Material to process -
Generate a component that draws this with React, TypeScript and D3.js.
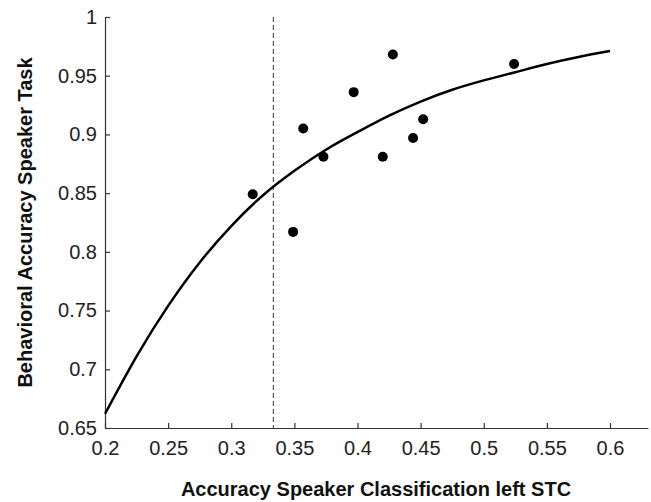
import React, { useEffect, useRef } from 'react';
import * as d3 from 'd3';

// scatter points: classifier accuracy (left STC) vs behavioral accuracy
const classAcc = [0.317, 0.349, 0.357, 0.373, 0.397, 0.420, 0.428, 0.444, 0.452, 0.524];
const behavAcc = [0.849, 0.817, 0.905, 0.881, 0.936, 0.881, 0.968, 0.897, 0.913, 0.960];

// fitted curve
const fitX = [0.2, 0.225, 0.25, 0.275, 0.3, 0.325, 0.35, 0.375, 0.4, 0.425, 0.45, 0.475, 0.5, 0.525, 0.55, 0.575, 0.6];
const fitY = [0.662, 0.711, 0.754, 0.791, 0.822, 0.848, 0.869, 0.887, 0.902, 0.916, 0.928, 0.938, 0.946, 0.953, 0.960, 0.966, 0.971];

const chance = 1 / 3;

const xTicks = [0.2, 0.25, 0.3, 0.35, 0.4, 0.45, 0.5, 0.55, 0.6];
const yTicks = [0.65, 0.7, 0.75, 0.8, 0.85, 0.9, 0.95, 1];

const W = 651, H = 502;
const FONT = '"Liberation Sans", Arial, sans-serif';

export default function App() {
  const ref = useRef<SVGSVGElement>(null);

  useEffect(() => {
    const svg = d3.select(ref.current);
    svg.selectAll('*').remove();

    const x = d3.scaleLinear().domain([0.2, 0.63]).range([105, 647.9]);
    const y = d3.scaleLinear().domain([0.65, 1]).range([428, 17]);
    const fmt = (d: any) => String(+(+d).toFixed(2));

    const xAxis = svg.append('g')
      .attr('transform', `translate(0,${y(0.65)})`)
      .call(d3.axisBottom(x).tickValues(xTicks).tickFormat(fmt)
        .tickSizeInner(-5).tickSizeOuter(0).tickPadding(13));
    const yAxis = svg.append('g')
      .attr('transform', `translate(${x(0.2)},0)`)
      .call(d3.axisLeft(y).tickValues(yTicks).tickFormat(fmt)
        .tickSizeInner(-5).tickSizeOuter(0).tickPadding(8));

    [xAxis, yAxis].forEach(a => {
      a.select('.domain').attr('stroke', '#333').attr('stroke-width', 1.2);
      a.selectAll('.tick line').attr('stroke', '#333').attr('stroke-width', 1.2);
      a.selectAll('.tick text')
        .attr('fill', '#222')
        .style('font-family', FONT)
        .style('font-size', '20px');
    });

    // chance line
    svg.append('line')
      .attr('x1', x(chance)).attr('x2', x(chance))
      .attr('y1', y(1)).attr('y2', y(0.65))
      .attr('stroke', '#333')
      .attr('stroke-width', 1)
      .attr('stroke-dasharray', '5,3');

    // fit
    const line = d3.line<number>()
      .x((d, i) => x(fitX[i]))
      .y(d => y(d))
      .curve(d3.curveNatural);
    svg.append('path')
      .attr('d', line(fitY))
      .attr('fill', 'none')
      .attr('stroke', '#000')
      .attr('stroke-width', 2.5);

    svg.append('g').selectAll('circle')
      .data(classAcc)
      .join('circle')
      .attr('cx', d => x(d))
      .attr('cy', (d, i) => y(behavAcc[i]))
      .attr('r', 5)
      .attr('fill', '#000');

    svg.append('text')
      .attr('x', (105 + 647) / 2)
      .attr('y', 496)
      .attr('text-anchor', 'middle')
      .style('font-family', FONT)
      .style('font-size', '20px')
      .style('font-weight', 'bold')
      .attr('fill', '#111')
      .text('Accuracy Speaker Classification left STC');

    svg.append('text')
      .attr('transform', `translate(32,${(17 + 428) / 2}) rotate(-90)`)
      .attr('text-anchor', 'middle')
      .style('font-family', FONT)
      .style('font-size', '20px')
      .style('font-weight', 'bold')
      .attr('fill', '#111')
      .text('Behavioral Accuracy Speaker Task');
  }, []);

  return (
    <svg ref={ref} width={W} height={H}
      style={{ position: 'absolute', left: 0, top: 0, background: '#fff' }} />
  );
}
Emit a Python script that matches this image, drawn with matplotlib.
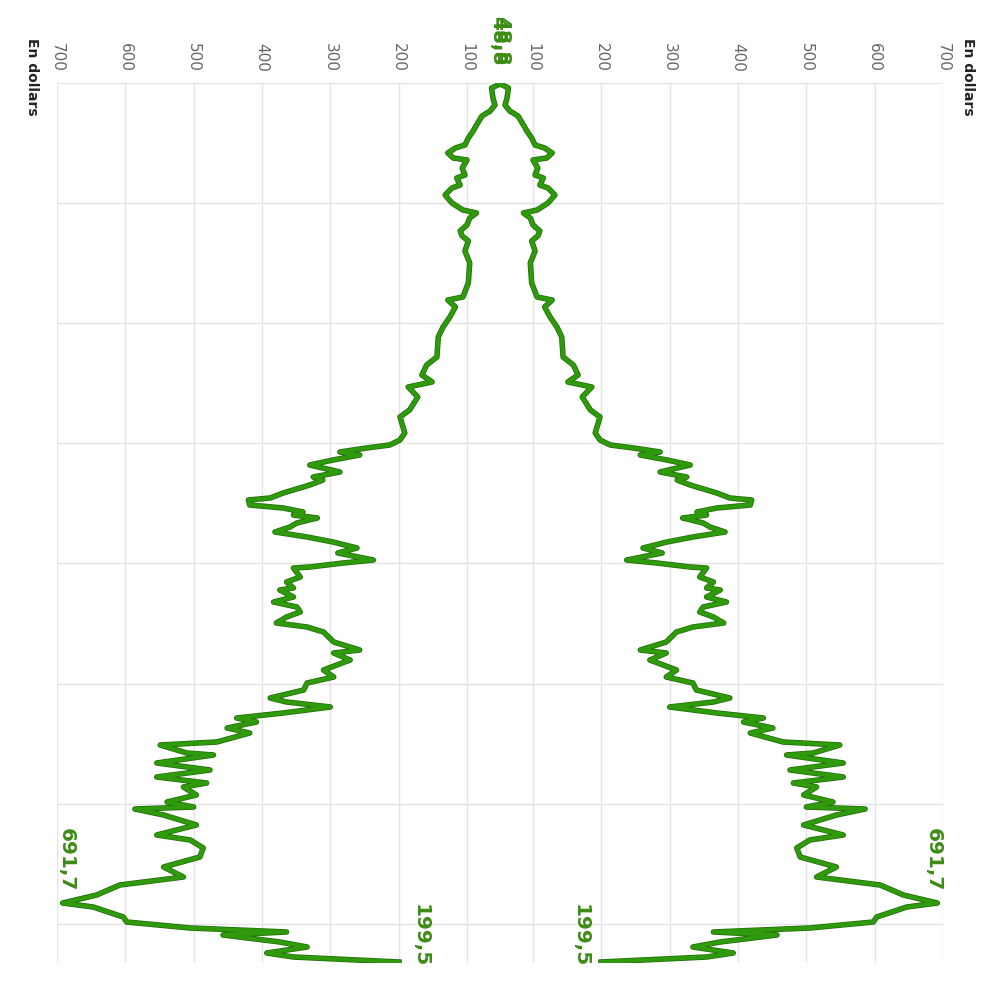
import matplotlib
matplotlib.use("Agg")
import matplotlib.pyplot as plt
import matplotlib.patheffects as pe

# ---- data (time runs downward in grid-interval units, values in dollars) ----
grid_pix = 120.1
y_pix = [82, 88, 98, 105, 111, 116, 125, 131, 138, 145, 148, 153, 158, 160, 168,
         175, 178, 185, 188, 195, 203, 210, 213, 218, 225, 231, 236, 241, 251, 263,
         283, 297, 300, 307, 317, 327, 337, 357, 365, 375, 382, 387, 397, 410, 417,
         433, 440, 445, 448, 452, 455, 460, 465, 472, 477, 480, 485, 493, 498, 500,
         505, 508, 512, 515, 518, 523, 527, 532, 537, 542, 548, 553, 560, 563, 567,
         568, 577, 582, 588, 590, 597, 602, 607, 612, 617, 623, 627, 632, 642, 650,
         653, 660, 670, 677, 683, 690, 698, 702, 707, 713, 718, 722, 728, 733, 742,
         745, 753, 755, 763, 770, 777, 783, 787, 795, 802, 807, 809, 815, 825, 835,
         840, 848, 857, 867, 877, 885, 895, 903, 907, 917, 922, 928, 932, 935, 942,
         947, 953, 957, 962]
values = [48.8, 64, 62, 59, 66, 78, 86, 91, 98, 103, 117, 128, 120, 100, 107,
          103, 115, 110, 122, 132, 122, 106, 86, 96, 100, 110, 107, 98, 103, 96,
          98, 106, 128, 117, 125, 135, 142, 144, 159, 166, 151, 186, 172, 184, 198,
          191, 198, 213, 247, 286, 257, 296, 330, 286, 325, 311, 330, 369, 388, 420,
          418, 369, 340, 354, 319, 349, 359, 381, 334, 296, 261, 289, 237, 281, 330,
          354, 344, 364, 354, 374, 354, 383, 349, 344, 364, 379, 334, 310, 295, 257,
          295, 271, 310, 295, 334, 339, 388, 364, 300, 369, 437, 408, 451, 418, 466,
          549, 510, 471, 554, 476, 554, 481, 515, 496, 539, 500, 586, 544, 496, 554,
          505, 486, 491, 544, 515, 608, 642, 691.7, 647, 603, 598, 505, 364, 457, 374,
          334, 393, 354, 199.5]
time = [max(0.0, (p - 83) / grid_pix) for p in y_pix]

value_ticks = [100, 200, 300, 400, 500, 600, 700]
tick_labels = ["100", "200", "300", "400", "500", "600", "700"]
time_grid = [0, 1, 2, 3, 4, 5, 6, 7]
unit_label = "En dollars"
first_label, peak_label, last_label = "48,8", "691,7", "199,5"

GREEN = "#2e9a0c"
EDGE = "#226e08"
LABEL_GREEN = "#3c8c14"

fig = plt.figure(figsize=(10, 10), dpi=100)
fig.patch.set_facecolor("white")

t_end = (963 - 83) / grid_pix
i_peak = values.index(max(values))

def setup(ax, inverted):
    ax.set_facecolor("none")
    ax.plot(values, time, color=GREEN, lw=2.9, solid_joinstyle="round",
            path_effects=[pe.Stroke(linewidth=4.0, foreground=EDGE), pe.Normal()],
            zorder=3)
    ax.set_ylim(t_end, 0)
    if inverted:
        ax.set_xlim(700, 0)
    else:
        ax.set_xlim(0, 700)
    ax.set_xticks(value_ticks)
    ax.set_xticklabels(tick_labels, rotation=-90, color="#666666", fontsize=11)
    ax.xaxis.tick_top()
    ax.tick_params(axis="x", length=0, pad=8)
    ax.set_yticks(time_grid)
    ax.tick_params(axis="y", length=0, labelleft=False, labelright=False)
    ax.grid(True, color="#e4e4e4", lw=1.0, zorder=0)
    ax.set_axisbelow(True)
    for s in ax.spines.values():
        s.set_visible(False)
    sgn = 1 if not inverted else -1
    kw = dict(rotation=-90, color=LABEL_GREEN, fontsize=14.5, fontweight="bold",
              textcoords="offset pixels", ha="center", va="bottom", zorder=5)
    ax.annotate(first_label, (values[0], time[0]), xytext=(0, 17), **kw)
    ax.annotate(peak_label, (values[i_peak], time[i_peak]), xytext=(-4 * sgn, 12), **kw)
    ax.annotate(last_label, (values[-1], time[-1]), xytext=(-21 * sgn, -5), **kw)

ax_left = fig.add_axes([0.057, 0.037, 0.4783, 0.88])
ax_right = fig.add_axes([0.4647, 0.037, 0.4783, 0.88])
setup(ax_left, True)
setup(ax_right, False)

fig.text(0.968, 0.962, unit_label, rotation=-90, ha="center", va="top",
         fontsize=10, fontweight="bold", color="#222222")
fig.text(0.032, 0.962, unit_label, rotation=-90, ha="center", va="top",
         fontsize=10, fontweight="bold", color="#222222")

fig.savefig("out.png", dpi=100, facecolor="white")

Problem requirements - Copy the records above exactly, from the first line through the line containing "const fmt = (d: any)", and leave out the pictures.

Exercise response -
Generate a component that draws this with React, TypeScript and D3.js.
import React, { useEffect, useRef } from 'react';
import * as d3 from 'd3';

// scatter points: classifier accuracy (left STC) vs behavioral accuracy
const classAcc = [0.317, 0.349, 0.357, 0.373, 0.397, 0.420, 0.428, 0.444, 0.452, 0.524];
const behavAcc = [0.849, 0.817, 0.905, 0.881, 0.936, 0.881, 0.968, 0.897, 0.913, 0.960];

// fitted curve
const fitX = [0.2, 0.225, 0.25, 0.275, 0.3, 0.325, 0.35, 0.375, 0.4, 0.425, 0.45, 0.475, 0.5, 0.525, 0.55, 0.575, 0.6];
const fitY = [0.662, 0.711, 0.754, 0.791, 0.822, 0.848, 0.869, 0.887, 0.902, 0.916, 0.928, 0.938, 0.946, 0.953, 0.960, 0.966, 0.971];

const chance = 1 / 3;

const xTicks = [0.2, 0.25, 0.3, 0.35, 0.4, 0.45, 0.5, 0.55, 0.6];
const yTicks = [0.65, 0.7, 0.75, 0.8, 0.85, 0.9, 0.95, 1];

const W = 651, H = 502;
const FONT = '"Liberation Sans", Arial, sans-serif';

export default function App() {
  const ref = useRef<SVGSVGElement>(null);

  useEffect(() => {
    const svg = d3.select(ref.current);
    svg.selectAll('*').remove();

    const x = d3.scaleLinear().domain([0.2, 0.63]).range([105, 647.9]);
    const y = d3.scaleLinear().domain([0.65, 1]).range([428, 17]);
    const fmt = (d: any) => String(+(+d).toFixed(2));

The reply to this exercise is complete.